Once inside, fans are often finding more long lines at concession stands that frequently run out of food and beverages. Volunteers also are in short supply. The number already had been cut back from 70,000 to 50,000 because of Brazil’s economic crisis, which triggered reductions to the Olympics budget, and many are not showing up.
While the warmth of the Brazilian people has smoothed over some of the rough patches, it has its limits. Foreign visitors have been surprised to hear the home crowd boo non-Brazilian athletes and ignore sporting etiquette. Adams pointed out they are egalitarian — “they boo athletes from many cultures,” he joked — and few athletes seemed to take it personally.
“It’s always awesome to play in Brazil,” said U.S. men’s volleyball player Matt Anderson. “The fans, even when they’re booing, it means they’re engaged. It motivates us.”
Drug controversies have created tension at the Games, too. On Friday, a Polish weightlifter and a Bulgarian track athlete were declared ineligible and a Chinese swimmer was suspended after failing drug tests.

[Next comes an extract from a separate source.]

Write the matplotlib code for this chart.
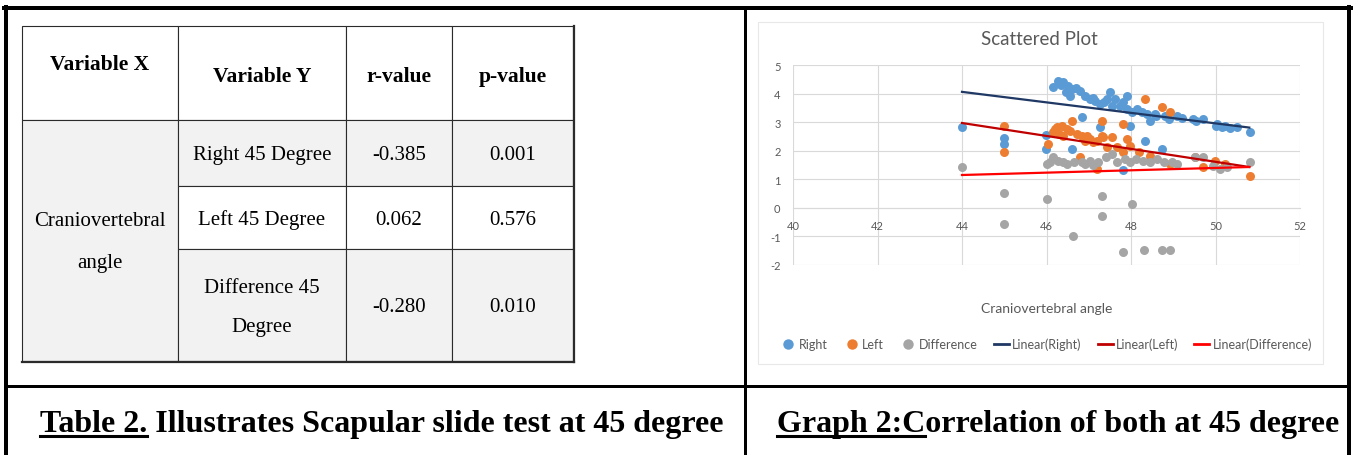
import matplotlib
matplotlib.use("Agg")
import matplotlib.pyplot as plt
from matplotlib.patches import Rectangle
from matplotlib.lines import Line2D

plt.rcParams["axes.unicode_minus"] = False

# ---- table data ----
header = ["Variable X", "Variable Y", "r-value", "p-value"]
var_x = ["Craniovertebral", "angle"]
var_y = [["Right 45 Degree"], ["Left 45 Degree"], ["Difference 45", "Degree"]]
r_values = ["-0.385", "0.062", "-0.280"]
p_values = ["0.001", "0.576", "0.010"]

cap_table = ("Table 2.", " Illustrates Scapular slide test at 45 degree")
cap_graph = ("Graph 2:C", "orrelation of both at 45 degree")

# ---- scatter data ----
right_x = [44.0, 45.0, 45.0, 45.98, 45.98, 46.15, 46.27, 46.35, 46.4, 46.45, 46.5, 46.55, 46.6,
           46.7, 46.8, 46.9, 47.03, 47.1, 47.15, 47.27, 47.35, 47.43, 47.5, 47.55, 47.62, 47.74,
           47.8, 47.9, 47.9, 48.02, 48.14, 48.26, 48.38, 48.45, 48.57, 48.6, 48.8, 48.9, 49.09,
           49.2, 49.47, 49.55, 49.7, 50.0, 50.03, 50.15, 50.22, 50.35, 50.5, 50.82,
           46.85, 47.27, 46.6, 48.33, 47.98, 47.8, 48.73]
right_y = [2.82, 2.45, 2.25, 2.55, 2.05, 4.23, 4.44, 4.3, 4.4, 4.05, 4.27, 3.92, 4.16,
           4.2, 4.1, 3.92, 3.81, 3.85, 3.74, 3.64, 3.7, 3.81, 4.05, 3.57, 3.81, 3.57,
           3.7, 3.92, 3.46, 3.36, 3.46, 3.36, 3.29, 3.04, 3.29, 3.2, 3.22, 3.1, 3.22,
           3.15, 3.11, 3.05, 3.11, 2.85, 2.94, 2.83, 2.87, 2.8, 2.83, 2.66,
           3.18, 2.83, 2.06, 2.34, 2.87, 1.32, 2.06]

left_x = [45.0, 45.0, 46.03, 46.15, 46.2, 46.25, 46.3, 46.37, 46.4, 46.48, 46.55, 46.6, 46.72,
          46.84, 46.91, 46.96, 47.03, 47.1, 47.2, 47.31, 47.31, 47.34, 47.43, 47.55, 47.67,
          47.8, 47.8, 47.9, 47.98, 48.2, 48.33, 48.45, 48.73, 48.92, 48.92, 46.79, 47.2,
          49.51, 49.7, 49.99, 50.22, 50.82]
left_y = [2.85, 1.95, 2.24, 2.66, 2.75, 2.83, 2.6, 2.87, 2.52, 2.76, 2.7, 3.04, 2.59,
          2.52, 2.34, 2.52, 2.41, 2.31, 2.34, 3.04, 2.52, 2.48, 2.13, 2.48, 2.13,
          2.94, 1.96, 2.41, 2.17, 1.96, 3.81, 1.82, 3.53, 3.36, 1.54, 1.78, 1.36,
          1.78, 1.43, 1.64, 1.54, 1.12]

diff_x = [44.0, 45.0, 45.0, 46.01, 47.31, 47.31, 48.02, 46.63, 47.8, 48.3, 48.73, 48.92,
          46.0, 46.08, 46.15, 46.28, 46.4, 46.48, 46.64, 46.83, 46.9, 47.03, 47.1, 47.23,
          47.42, 47.54, 47.66, 47.86, 47.98, 48.13, 48.29, 48.45, 48.61, 48.77, 48.96,
          49.08, 49.51, 49.71, 49.95, 50.11, 50.27, 50.82]
diff_y = [1.43, 0.52, -0.56, 0.31, 0.42, -0.28, 0.14, -0.98, -1.54, -1.47, -1.47, -1.47,
          1.54, 1.6, 1.78, 1.64, 1.62, 1.54, 1.6, 1.6, 1.55, 1.65, 1.5, 1.6,
          1.77, 1.89, 1.6, 1.71, 1.6, 1.71, 1.65, 1.6, 1.71, 1.6, 1.6,
          1.54, 1.77, 1.77, 1.48, 1.36, 1.42, 1.6]

# trend line end points (as drawn by Excel)
trend_x = [44.0, 50.8]
trend_right = [4.06, 2.81]
trend_left = [2.97, 1.43]
trend_diff = [1.15, 1.43]

c_right, c_left, c_diff = "#5B9BD5", "#ED7D31", "#A5A5A5"
c_tr, c_tl, c_td = "#1F3864", "#C00000", "#FF0000"
grey_txt = "#595959"

W, H = 1356, 456
fig = plt.figure(figsize=(W / 100, H / 100), dpi=100)
fig.patch.set_facecolor("white")

# background axes in pixel coordinates (y down)
bg = fig.add_axes([0, 0, 1, 1])
bg.set_xlim(0, W)
bg.set_ylim(H, 0)
bg.axis("off")

# outer frame and dividers
px = 0.72
bg.plot([6, 6], [8, H], color="black", lw=4 * px)
bg.plot([1349, 1349], [8, H], color="black", lw=4 * px)
bg.plot([4, 1351], [9, 9], color="black", lw=4 * px)
bg.plot([745, 745], [8, H], color="black", lw=3 * px)
bg.plot([6, 1349], [387, 387], color="black", lw=3 * px)

# ---- table ----
cols = [22, 178, 346, 452, 573]
rows = [27, 121, 187, 250, 362]
shade = "#F2F2F2"
edge = "#2b2b2b"
tfont = "Liberation Serif"

for i in range(4):
    bg.add_patch(Rectangle((cols[i], rows[0]), cols[i + 1] - cols[i], rows[1] - rows[0],
                           facecolor="white", edgecolor=edge, lw=0.8))
bg.add_patch(Rectangle((cols[0], rows[1]), cols[1] - cols[0], rows[4] - rows[1],
                       facecolor=shade, edgecolor=edge, lw=0.8))
for r in range(3):
    fc = shade if r != 1 else "white"
    for i in range(1, 4):
        bg.add_patch(Rectangle((cols[i], rows[r + 1]), cols[i + 1] - cols[i], rows[r + 2] - rows[r + 1],
                               facecolor=fc, edgecolor=edge, lw=0.8))
# shadow edge on right / bottom
bg.plot([cols[4] + 1, cols[4] + 1], [rows[0], rows[4] + 1], color=edge, lw=1.6)
bg.plot([cols[0], cols[4] + 1], [rows[4] + 1, rows[4] + 1], color=edge, lw=1.6)

hdr_y = [65, 77, 77, 77]
for i, t in enumerate(header):
    bg.text((cols[i] + cols[i + 1]) / 2, hdr_y[i], t, ha="center", va="center",
            fontsize=15.5, fontweight="bold", family=tfont)

bg.text((cols[0] + cols[1]) / 2, 222, var_x[0], ha="center", va="center", fontsize=15, family=tfont)
bg.text((cols[0] + cols[1]) / 2, 264, var_x[1], ha="center", va="center", fontsize=15, family=tfont)

for r in range(3):
    yc = (rows[r + 1] + rows[r + 2]) / 2 + 2
    lines = var_y[r]
    if len(lines) == 1:
        bg.text((cols[1] + cols[2]) / 2, yc, lines[0], ha="center", va="center", fontsize=15, family=tfont)
    else:
        bg.text((cols[1] + cols[2]) / 2, yc - 19, lines[0], ha="center", va="center", fontsize=15, family=tfont)
        bg.text((cols[1] + cols[2]) / 2, yc + 20, lines[1], ha="center", va="center", fontsize=15, family=tfont)
    bg.text((cols[2] + cols[3]) / 2, yc, r_values[r], ha="center", va="center", fontsize=15, family=tfont)
    bg.text((cols[3] + cols[4]) / 2, yc, p_values[r], ha="center", va="center", fontsize=15, family=tfont)

# ---- captions with underlined prefix ----
fig.canvas.draw()
renderer = fig.canvas.get_renderer()


def caption(x, y, parts):
    bg.text(x, y, parts[0] + parts[1], ha="left", va="baseline", fontsize=23,
            fontweight="bold", family=tfont)
    tmp = bg.text(x, y, parts[0], ha="left", va="baseline", fontsize=23,
                  fontweight="bold", family=tfont, alpha=0)
    w = tmp.get_window_extent(renderer).width
    tmp.remove()
    bg.plot([x, x + w], [y + 5, y + 5], color="black", lw=2.2)


caption(40, 432, cap_table)
caption(777, 432, cap_graph)

# ---- Excel-like chart area ----
bg.add_patch(Rectangle((758, 23), 1323 - 758, 365 - 23, facecolor="white", edgecolor="#E8E8E8", lw=0.8))

ax = fig.add_axes([793 / W, 1 - 266 / H, 507 / W, 200 / H])
ax.set_xlim(40, 52)
ax.set_ylim(-2, 5)
ax.set_xticks(range(40, 53, 2))
ax.set_yticks(range(-2, 6))
ax.grid(True, color="#D9D9D9", lw=0.8)
ax.set_axisbelow(True)
for s in ["top", "right", "left"]:
    ax.spines[s].set_visible(False)
ax.spines["bottom"].set_position(("data", 0))
ax.spines["bottom"].set_color("#D9D9D9")
ax.tick_params(axis="both", length=0, labelsize=8, labelcolor=grey_txt)
ax.tick_params(axis="x", pad=9)
ax.tick_params(axis="y", pad=9)
for lab in ax.get_xticklabels() + ax.get_yticklabels():
    lab.set_family("Lato")

ax.scatter(right_x, right_y, s=42, color=c_right, zorder=3, linewidths=0)
ax.scatter(left_x, left_y, s=42, color=c_left, zorder=3, linewidths=0)
ax.scatter(diff_x, diff_y, s=42, color=c_diff, zorder=3, linewidths=0)
ax.plot(trend_x, trend_right, color=c_tr, lw=1.6, zorder=4)
ax.plot(trend_x, trend_left, color=c_tl, lw=1.6, zorder=4)
ax.plot(trend_x, trend_diff, color=c_td, lw=1.6, zorder=4)

ax.set_title("Scattered Plot", fontsize=13.5, color=grey_txt, family="Lato", pad=15, x=0.486)
ax.set_xlabel("Craniovertebral angle", fontsize=10, color=grey_txt, family="Lato")
ax.xaxis.label.set_va("center")
ax.xaxis.set_label_coords(0.5, -0.215)

handles = [
    Line2D([], [], marker="o", ls="none", color=c_right, markersize=7.5, markeredgewidth=0),
    Line2D([], [], marker="o", ls="none", color=c_left, markersize=7.5, markeredgewidth=0),
    Line2D([], [], marker="o", ls="none", color=c_diff, markersize=7.5, markeredgewidth=0),
    Line2D([], [], color=c_tr, lw=2),
    Line2D([], [], color=c_tl, lw=2),
    Line2D([], [], color=c_td, lw=2),
]
labels = ["Right", "Left", "Difference", "Linear(Right)", "Linear(Left)", "Linear(Difference)"]
ax.legend(handles, labels, loc="center", bbox_to_anchor=(0.5, -0.395), ncol=6, frameon=False,
          prop={"family": "Lato", "size": 9}, labelcolor=grey_txt, handlelength=1.2,
          handletextpad=0.25, columnspacing=1.3, borderaxespad=0)

fig.savefig("out.png", dpi=100)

Athletes have begun to speak their minds more freely, publicly chiding those who have been linked to drug use. Australian swimmer Mack Horton called Chinese rival Sun Yang a “drug cheat,” while Lilly King of the U.S. stared down, called out and beat Russia’s Yulia Efimova in the 100-meter breaststroke.
Saturday, Olympic organizers continued to remedy what they could. They were taking “a more radical approach,” Andrada said, to restoring the water in the diving and water polo pools back to clear blue from the current murky green. There have been several explanations for what happened, but chemicals have not helped, and the main pool will be drained.
Despite a week of damage control, Adams said he is “happy but vigilant” heading into the final eight days.
“We’re enjoying a really good Games,” he said. “I love the atmosphere.
“Would we come and have the first-ever games in South America again? I’m sure we would. It’s important that the Olympics isn’t just a kind of little European or American club. It needs to be spread around the world.”